— begin Material provided —

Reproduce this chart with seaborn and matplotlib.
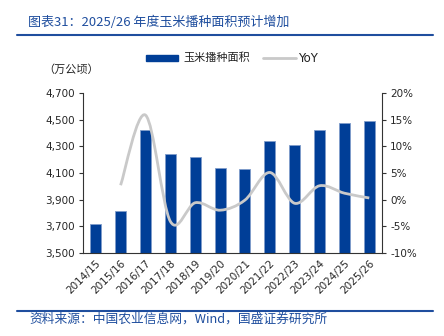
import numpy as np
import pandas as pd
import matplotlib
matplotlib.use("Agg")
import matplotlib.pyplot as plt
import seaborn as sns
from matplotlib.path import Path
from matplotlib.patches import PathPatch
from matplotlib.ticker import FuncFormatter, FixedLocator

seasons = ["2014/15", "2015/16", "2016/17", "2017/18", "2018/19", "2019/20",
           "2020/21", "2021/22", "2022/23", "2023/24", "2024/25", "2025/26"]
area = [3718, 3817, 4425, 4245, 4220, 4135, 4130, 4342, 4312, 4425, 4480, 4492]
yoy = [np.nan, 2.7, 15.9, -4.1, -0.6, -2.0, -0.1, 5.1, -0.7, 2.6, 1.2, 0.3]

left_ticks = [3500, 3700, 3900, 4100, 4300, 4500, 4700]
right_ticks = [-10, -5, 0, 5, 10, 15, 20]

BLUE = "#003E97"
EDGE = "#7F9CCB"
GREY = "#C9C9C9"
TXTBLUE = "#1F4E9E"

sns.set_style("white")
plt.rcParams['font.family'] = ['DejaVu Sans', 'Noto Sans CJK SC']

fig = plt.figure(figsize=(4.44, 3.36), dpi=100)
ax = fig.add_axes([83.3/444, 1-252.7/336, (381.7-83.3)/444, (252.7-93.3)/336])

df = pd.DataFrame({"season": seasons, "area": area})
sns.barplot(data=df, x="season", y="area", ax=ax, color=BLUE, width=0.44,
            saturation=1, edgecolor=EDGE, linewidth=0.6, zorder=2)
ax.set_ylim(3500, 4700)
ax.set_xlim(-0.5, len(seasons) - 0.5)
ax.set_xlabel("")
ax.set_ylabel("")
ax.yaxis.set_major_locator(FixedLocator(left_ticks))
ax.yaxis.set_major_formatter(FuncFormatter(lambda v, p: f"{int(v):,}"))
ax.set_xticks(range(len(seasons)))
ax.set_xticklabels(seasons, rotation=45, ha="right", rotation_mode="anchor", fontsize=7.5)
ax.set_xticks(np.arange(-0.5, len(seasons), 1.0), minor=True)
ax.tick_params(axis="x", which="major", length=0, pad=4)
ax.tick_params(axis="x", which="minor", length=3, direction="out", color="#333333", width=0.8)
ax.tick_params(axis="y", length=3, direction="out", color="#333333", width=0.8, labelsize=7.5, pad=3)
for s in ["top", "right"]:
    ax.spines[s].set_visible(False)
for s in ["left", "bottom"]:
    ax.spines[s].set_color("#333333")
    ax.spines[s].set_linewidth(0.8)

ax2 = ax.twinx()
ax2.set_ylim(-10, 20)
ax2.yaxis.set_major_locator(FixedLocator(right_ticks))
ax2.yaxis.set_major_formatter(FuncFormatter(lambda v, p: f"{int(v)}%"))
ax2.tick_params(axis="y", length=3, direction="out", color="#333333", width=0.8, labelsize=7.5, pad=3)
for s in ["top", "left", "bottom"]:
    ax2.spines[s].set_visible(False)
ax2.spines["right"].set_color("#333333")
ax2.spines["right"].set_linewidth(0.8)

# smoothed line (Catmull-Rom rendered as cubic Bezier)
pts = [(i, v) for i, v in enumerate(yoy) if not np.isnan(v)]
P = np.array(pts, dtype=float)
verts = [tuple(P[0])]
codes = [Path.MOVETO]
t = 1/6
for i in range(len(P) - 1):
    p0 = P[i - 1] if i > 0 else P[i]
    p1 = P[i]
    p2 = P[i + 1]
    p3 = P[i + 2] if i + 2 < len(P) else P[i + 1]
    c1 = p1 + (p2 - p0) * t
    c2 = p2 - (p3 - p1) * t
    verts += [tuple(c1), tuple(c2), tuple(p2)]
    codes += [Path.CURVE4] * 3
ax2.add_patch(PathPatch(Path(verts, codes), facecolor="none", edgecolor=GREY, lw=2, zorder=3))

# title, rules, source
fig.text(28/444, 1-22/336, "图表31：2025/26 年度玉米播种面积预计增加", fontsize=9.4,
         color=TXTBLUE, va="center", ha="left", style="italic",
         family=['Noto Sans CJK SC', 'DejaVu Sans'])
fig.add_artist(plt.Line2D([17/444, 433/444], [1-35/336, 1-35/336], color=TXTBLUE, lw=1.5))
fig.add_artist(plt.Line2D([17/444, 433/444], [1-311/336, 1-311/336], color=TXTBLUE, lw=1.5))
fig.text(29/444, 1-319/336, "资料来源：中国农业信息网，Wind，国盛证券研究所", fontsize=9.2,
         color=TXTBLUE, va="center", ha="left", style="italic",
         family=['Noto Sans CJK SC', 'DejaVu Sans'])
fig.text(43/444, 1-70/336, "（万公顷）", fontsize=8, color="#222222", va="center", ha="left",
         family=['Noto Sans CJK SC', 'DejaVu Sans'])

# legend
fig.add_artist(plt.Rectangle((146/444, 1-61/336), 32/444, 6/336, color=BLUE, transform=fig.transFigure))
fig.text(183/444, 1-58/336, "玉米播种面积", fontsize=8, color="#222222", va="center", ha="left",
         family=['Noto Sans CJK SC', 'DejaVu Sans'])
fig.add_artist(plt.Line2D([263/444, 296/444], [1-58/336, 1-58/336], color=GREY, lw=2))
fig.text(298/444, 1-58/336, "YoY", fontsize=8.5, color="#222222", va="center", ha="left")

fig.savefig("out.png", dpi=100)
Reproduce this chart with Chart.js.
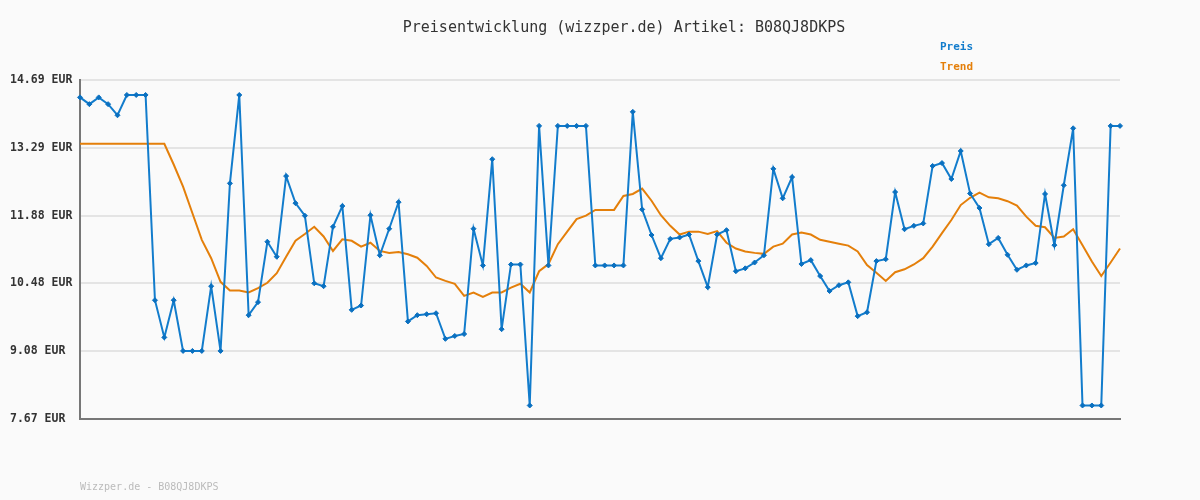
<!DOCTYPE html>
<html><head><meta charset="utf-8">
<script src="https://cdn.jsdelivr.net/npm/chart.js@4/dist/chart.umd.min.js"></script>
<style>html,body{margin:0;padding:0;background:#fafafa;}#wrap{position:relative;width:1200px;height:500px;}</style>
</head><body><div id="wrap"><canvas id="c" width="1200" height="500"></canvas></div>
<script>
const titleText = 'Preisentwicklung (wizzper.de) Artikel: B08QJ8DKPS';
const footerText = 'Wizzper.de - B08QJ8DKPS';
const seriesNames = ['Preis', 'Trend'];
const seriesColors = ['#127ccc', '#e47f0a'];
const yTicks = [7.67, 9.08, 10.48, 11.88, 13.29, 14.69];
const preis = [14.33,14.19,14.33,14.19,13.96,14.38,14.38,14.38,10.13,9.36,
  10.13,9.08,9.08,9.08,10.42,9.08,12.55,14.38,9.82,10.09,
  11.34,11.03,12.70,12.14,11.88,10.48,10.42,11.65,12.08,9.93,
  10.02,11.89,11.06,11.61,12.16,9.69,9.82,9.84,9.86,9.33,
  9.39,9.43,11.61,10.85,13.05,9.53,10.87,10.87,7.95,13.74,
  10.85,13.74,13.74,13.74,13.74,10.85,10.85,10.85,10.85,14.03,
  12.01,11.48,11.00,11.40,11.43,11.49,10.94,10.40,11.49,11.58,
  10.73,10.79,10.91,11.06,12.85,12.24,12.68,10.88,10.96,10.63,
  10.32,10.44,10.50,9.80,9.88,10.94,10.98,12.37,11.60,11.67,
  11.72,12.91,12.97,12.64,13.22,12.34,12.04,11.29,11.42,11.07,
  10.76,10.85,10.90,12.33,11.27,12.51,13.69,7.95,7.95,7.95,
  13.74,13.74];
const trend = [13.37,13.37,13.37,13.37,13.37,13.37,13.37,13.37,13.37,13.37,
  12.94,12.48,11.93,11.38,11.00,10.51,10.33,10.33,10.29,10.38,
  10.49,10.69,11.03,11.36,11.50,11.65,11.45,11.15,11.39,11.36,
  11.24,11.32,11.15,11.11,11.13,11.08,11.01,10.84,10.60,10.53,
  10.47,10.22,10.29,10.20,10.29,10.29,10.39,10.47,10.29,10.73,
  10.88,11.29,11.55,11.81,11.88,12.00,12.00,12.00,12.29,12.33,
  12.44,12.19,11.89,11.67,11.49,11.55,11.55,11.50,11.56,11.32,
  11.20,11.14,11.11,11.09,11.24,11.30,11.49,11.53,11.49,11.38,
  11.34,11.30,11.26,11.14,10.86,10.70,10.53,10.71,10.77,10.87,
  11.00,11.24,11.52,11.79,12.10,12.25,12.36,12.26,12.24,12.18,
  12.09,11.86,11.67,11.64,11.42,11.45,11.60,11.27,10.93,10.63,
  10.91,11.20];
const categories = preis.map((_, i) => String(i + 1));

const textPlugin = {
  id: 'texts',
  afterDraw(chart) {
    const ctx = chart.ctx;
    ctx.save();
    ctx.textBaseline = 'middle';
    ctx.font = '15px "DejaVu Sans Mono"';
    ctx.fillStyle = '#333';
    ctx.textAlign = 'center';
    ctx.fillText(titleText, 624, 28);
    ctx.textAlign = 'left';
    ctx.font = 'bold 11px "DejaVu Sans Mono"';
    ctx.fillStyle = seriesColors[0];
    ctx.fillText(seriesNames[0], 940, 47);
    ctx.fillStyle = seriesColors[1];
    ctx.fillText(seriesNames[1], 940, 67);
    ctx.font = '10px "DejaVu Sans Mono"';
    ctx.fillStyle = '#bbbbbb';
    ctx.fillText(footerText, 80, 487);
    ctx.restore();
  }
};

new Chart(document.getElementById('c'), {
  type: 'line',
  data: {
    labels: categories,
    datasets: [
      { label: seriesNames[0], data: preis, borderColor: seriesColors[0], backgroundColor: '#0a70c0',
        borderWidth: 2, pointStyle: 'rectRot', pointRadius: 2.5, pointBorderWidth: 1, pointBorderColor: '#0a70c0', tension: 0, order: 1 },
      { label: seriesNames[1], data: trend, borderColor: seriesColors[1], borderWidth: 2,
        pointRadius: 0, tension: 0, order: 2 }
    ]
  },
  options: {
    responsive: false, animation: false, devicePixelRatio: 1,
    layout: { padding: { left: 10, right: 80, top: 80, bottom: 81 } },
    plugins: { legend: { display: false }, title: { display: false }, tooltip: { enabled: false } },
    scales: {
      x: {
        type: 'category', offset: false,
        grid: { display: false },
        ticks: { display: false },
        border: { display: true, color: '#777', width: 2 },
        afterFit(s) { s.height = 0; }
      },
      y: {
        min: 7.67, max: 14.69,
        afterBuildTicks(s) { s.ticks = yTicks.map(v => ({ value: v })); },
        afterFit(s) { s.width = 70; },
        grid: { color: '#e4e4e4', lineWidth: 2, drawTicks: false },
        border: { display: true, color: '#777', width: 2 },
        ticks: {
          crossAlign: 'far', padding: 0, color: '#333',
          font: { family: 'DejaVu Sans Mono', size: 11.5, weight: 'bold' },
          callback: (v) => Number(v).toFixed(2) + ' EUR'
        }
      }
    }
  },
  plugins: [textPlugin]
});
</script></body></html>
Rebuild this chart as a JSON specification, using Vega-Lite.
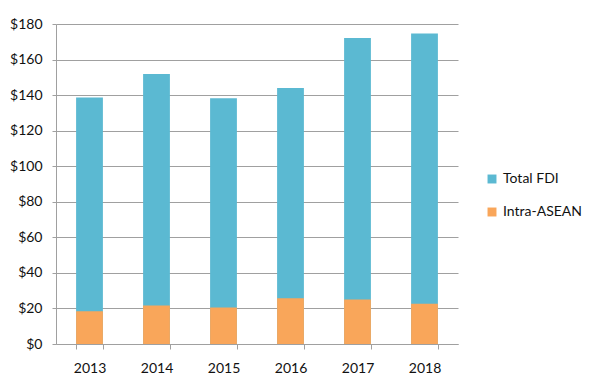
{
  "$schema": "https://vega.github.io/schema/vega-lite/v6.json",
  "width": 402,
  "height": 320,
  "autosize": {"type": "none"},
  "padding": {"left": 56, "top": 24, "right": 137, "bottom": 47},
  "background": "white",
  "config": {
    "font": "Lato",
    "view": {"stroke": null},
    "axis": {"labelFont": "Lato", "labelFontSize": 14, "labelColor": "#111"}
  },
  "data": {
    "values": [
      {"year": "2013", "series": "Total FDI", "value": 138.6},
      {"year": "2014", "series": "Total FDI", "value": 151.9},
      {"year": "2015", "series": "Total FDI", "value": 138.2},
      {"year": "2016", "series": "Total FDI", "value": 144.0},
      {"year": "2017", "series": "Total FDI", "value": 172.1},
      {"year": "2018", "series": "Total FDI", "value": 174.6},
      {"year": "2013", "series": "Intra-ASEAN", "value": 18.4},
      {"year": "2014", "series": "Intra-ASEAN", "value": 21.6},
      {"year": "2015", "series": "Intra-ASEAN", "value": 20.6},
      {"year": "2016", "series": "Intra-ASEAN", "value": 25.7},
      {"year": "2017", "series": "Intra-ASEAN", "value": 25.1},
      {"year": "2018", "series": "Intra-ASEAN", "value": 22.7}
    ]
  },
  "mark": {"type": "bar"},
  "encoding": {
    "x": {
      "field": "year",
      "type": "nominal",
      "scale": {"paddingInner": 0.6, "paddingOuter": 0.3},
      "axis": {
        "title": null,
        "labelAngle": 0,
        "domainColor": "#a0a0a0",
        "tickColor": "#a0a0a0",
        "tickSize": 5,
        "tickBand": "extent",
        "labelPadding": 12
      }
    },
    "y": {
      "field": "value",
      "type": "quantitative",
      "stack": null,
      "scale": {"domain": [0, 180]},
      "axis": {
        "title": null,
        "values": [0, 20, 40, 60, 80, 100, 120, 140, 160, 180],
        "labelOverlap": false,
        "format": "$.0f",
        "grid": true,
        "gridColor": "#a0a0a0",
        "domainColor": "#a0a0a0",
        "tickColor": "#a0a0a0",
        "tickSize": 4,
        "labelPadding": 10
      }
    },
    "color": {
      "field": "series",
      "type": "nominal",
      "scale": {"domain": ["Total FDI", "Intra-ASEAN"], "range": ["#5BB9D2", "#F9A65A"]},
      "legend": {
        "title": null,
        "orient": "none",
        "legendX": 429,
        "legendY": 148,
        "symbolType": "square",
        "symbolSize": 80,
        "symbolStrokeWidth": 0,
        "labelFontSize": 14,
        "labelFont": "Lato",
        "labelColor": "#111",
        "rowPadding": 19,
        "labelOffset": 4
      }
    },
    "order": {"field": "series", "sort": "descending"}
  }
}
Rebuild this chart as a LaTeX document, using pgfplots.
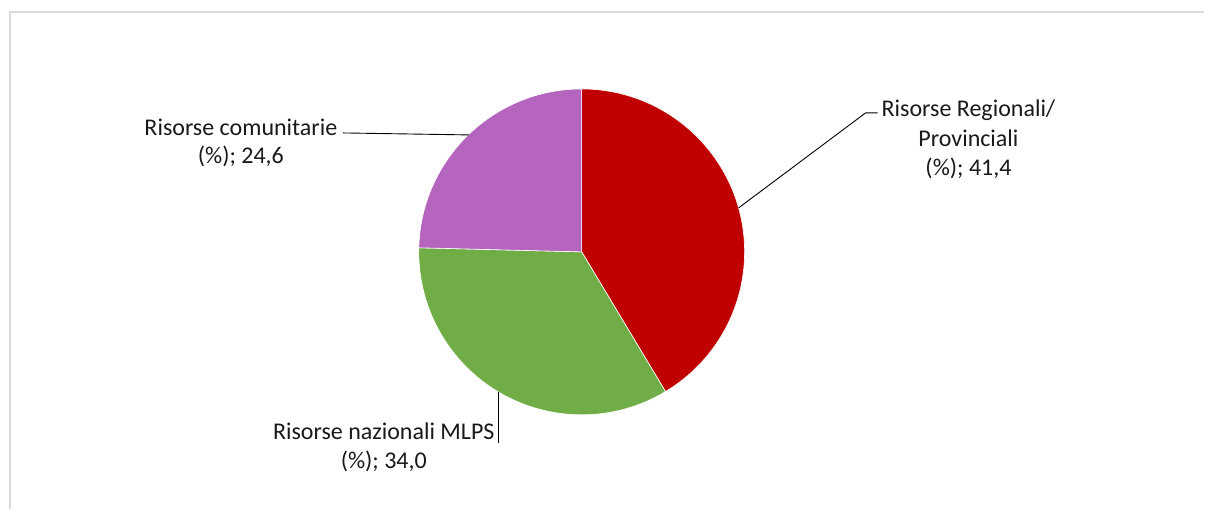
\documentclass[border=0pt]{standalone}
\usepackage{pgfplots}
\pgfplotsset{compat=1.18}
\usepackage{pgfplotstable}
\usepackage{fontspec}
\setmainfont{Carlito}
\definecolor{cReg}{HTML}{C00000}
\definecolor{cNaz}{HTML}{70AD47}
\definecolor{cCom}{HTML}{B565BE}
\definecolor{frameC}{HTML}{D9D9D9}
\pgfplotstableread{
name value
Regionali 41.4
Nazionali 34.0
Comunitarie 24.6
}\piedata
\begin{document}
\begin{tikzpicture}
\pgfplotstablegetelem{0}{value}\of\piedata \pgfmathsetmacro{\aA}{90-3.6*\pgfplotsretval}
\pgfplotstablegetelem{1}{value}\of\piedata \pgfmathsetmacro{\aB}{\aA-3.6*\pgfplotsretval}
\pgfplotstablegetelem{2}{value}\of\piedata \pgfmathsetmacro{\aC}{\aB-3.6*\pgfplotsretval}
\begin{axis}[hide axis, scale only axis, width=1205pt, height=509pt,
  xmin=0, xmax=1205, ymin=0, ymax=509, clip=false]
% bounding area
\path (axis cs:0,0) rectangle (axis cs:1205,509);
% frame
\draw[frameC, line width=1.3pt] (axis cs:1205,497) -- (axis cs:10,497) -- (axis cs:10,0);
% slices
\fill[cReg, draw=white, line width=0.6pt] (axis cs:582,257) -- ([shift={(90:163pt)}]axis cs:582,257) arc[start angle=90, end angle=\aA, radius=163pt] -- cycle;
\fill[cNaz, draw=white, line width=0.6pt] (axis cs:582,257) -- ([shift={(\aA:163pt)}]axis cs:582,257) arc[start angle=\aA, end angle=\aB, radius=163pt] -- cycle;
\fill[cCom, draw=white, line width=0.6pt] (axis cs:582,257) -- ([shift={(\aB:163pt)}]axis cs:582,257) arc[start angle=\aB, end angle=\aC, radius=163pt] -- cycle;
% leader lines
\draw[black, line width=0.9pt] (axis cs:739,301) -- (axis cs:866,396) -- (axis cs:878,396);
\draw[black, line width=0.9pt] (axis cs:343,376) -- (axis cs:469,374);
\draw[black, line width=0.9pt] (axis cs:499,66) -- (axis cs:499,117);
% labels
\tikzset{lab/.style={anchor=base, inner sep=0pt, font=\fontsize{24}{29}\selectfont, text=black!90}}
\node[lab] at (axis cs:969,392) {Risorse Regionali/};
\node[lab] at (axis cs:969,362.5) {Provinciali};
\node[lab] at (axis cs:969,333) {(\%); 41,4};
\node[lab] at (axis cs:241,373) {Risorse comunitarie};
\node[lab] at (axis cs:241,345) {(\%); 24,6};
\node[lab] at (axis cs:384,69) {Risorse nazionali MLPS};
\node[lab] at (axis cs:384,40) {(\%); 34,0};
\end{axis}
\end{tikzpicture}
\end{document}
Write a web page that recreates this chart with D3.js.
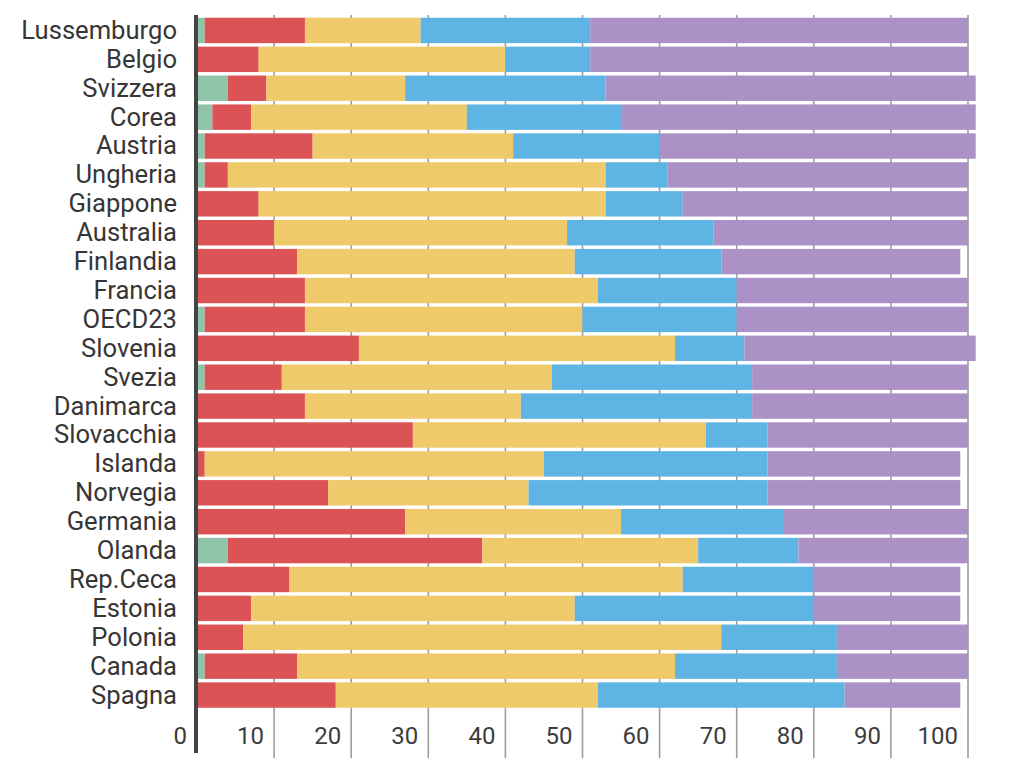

— end Material provided —

**Work to be completed**
Your task is to restate word for word the lines from the top of the data to the line containing "ax.spines[s].set_linewidth(0.8)", both ends included, with every picture left out.

**Answer for this exercise**
Reproduce this chart with seaborn and matplotlib.
import numpy as np
import pandas as pd
import matplotlib
matplotlib.use("Agg")
import matplotlib.pyplot as plt
import seaborn as sns
from matplotlib.path import Path
from matplotlib.patches import PathPatch
from matplotlib.ticker import FuncFormatter, FixedLocator

seasons = ["2014/15", "2015/16", "2016/17", "2017/18", "2018/19", "2019/20",
           "2020/21", "2021/22", "2022/23", "2023/24", "2024/25", "2025/26"]
area = [3718, 3817, 4425, 4245, 4220, 4135, 4130, 4342, 4312, 4425, 4480, 4492]
yoy = [np.nan, 2.7, 15.9, -4.1, -0.6, -2.0, -0.1, 5.1, -0.7, 2.6, 1.2, 0.3]

left_ticks = [3500, 3700, 3900, 4100, 4300, 4500, 4700]
right_ticks = [-10, -5, 0, 5, 10, 15, 20]

BLUE = "#003E97"
EDGE = "#7F9CCB"
GREY = "#C9C9C9"
TXTBLUE = "#1F4E9E"

sns.set_style("white")
plt.rcParams['font.family'] = ['DejaVu Sans', 'Noto Sans CJK SC']

fig = plt.figure(figsize=(4.44, 3.36), dpi=100)
ax = fig.add_axes([83.3/444, 1-252.7/336, (381.7-83.3)/444, (252.7-93.3)/336])

df = pd.DataFrame({"season": seasons, "area": area})
sns.barplot(data=df, x="season", y="area", ax=ax, color=BLUE, width=0.44,
            saturation=1, edgecolor=EDGE, linewidth=0.6, zorder=2)
ax.set_ylim(3500, 4700)
ax.set_xlim(-0.5, len(seasons) - 0.5)
ax.set_xlabel("")
ax.set_ylabel("")
ax.yaxis.set_major_locator(FixedLocator(left_ticks))
ax.yaxis.set_major_formatter(FuncFormatter(lambda v, p: f"{int(v):,}"))
ax.set_xticks(range(len(seasons)))
ax.set_xticklabels(seasons, rotation=45, ha="right", rotation_mode="anchor", fontsize=7.5)
ax.set_xticks(np.arange(-0.5, len(seasons), 1.0), minor=True)
ax.tick_params(axis="x", which="major", length=0, pad=4)
ax.tick_params(axis="x", which="minor", length=3, direction="out", color="#333333", width=0.8)
ax.tick_params(axis="y", length=3, direction="out", color="#333333", width=0.8, labelsize=7.5, pad=3)
for s in ["top", "right"]:
    ax.spines[s].set_visible(False)
for s in ["left", "bottom"]:
    ax.spines[s].set_color("#333333")
    ax.spines[s].set_linewidth(0.8)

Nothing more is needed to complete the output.